WITH regard to Mr Brazier’s, (Letters, January 26), on wind power, his main point appears to be that we shouldn’t bother with clean, zero-carbon energy because there is no such thing as human induced climate change. 

This is an erroneous point of view that was buried for all time at the Paris COP21 in 2015. 

This conference negotiated the Paris Agreement, a global agreement on the reduction of climate change, the text of which represented a consensus of the representatives of the 196 parties attending it. 

If Mr Brazier disputes this 196-country consensus, he will have to produce better arguments.

There is no disagreement among climate scientists and the effect of greenhouse gas emissions is well known, well-documented and accepted, with none of the factors that he lists significant enough to produce the observed effects on global climate. 

As for falls in global temperatures, both NASA and NOAA agree that 2016 was the warmest year on record, only disagreeing on how many temperature records have been broken over the last few years. 

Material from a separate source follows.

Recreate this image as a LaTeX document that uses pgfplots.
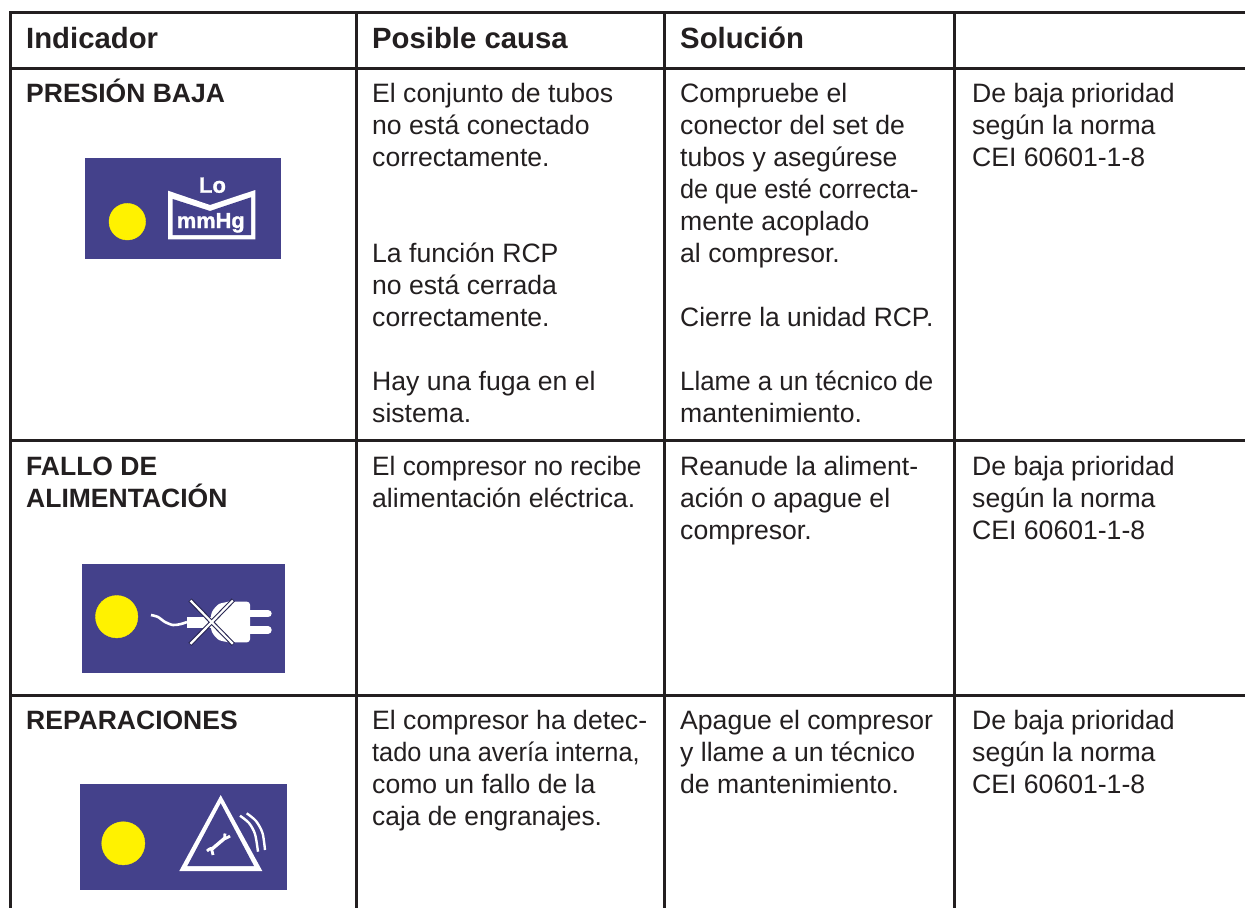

They also record that atmospheric CO2 is above 400 parts per million (ppm), on the way to 450 ppm which is thought likely to trigger extreme weather events across the world.

As for wind turbine output, no doubt Standard readers are grateful for the information that the wind does not blow steadily all the time. 

Mr Brazier will no doubt follow up with revelations about the intermittency of sunshine as well. 

The renewables industry did know about these things, which is why a mix of generation technologies is still required to power the UK and why a completely new storage industry is growing rapidly. 

However, as coal is the dirtiest fuel in common use, it is only right that these power stations are phased out first. 

Does Mr Brazier still want people to carry on with the dirty, dangerous business of coal-mining in the 21st century?

Fracking, which Mr B throws in at the end, is a dead-end technology, a pointless industrialisation of the countryside when we should be leaving fossil fuels in the ground.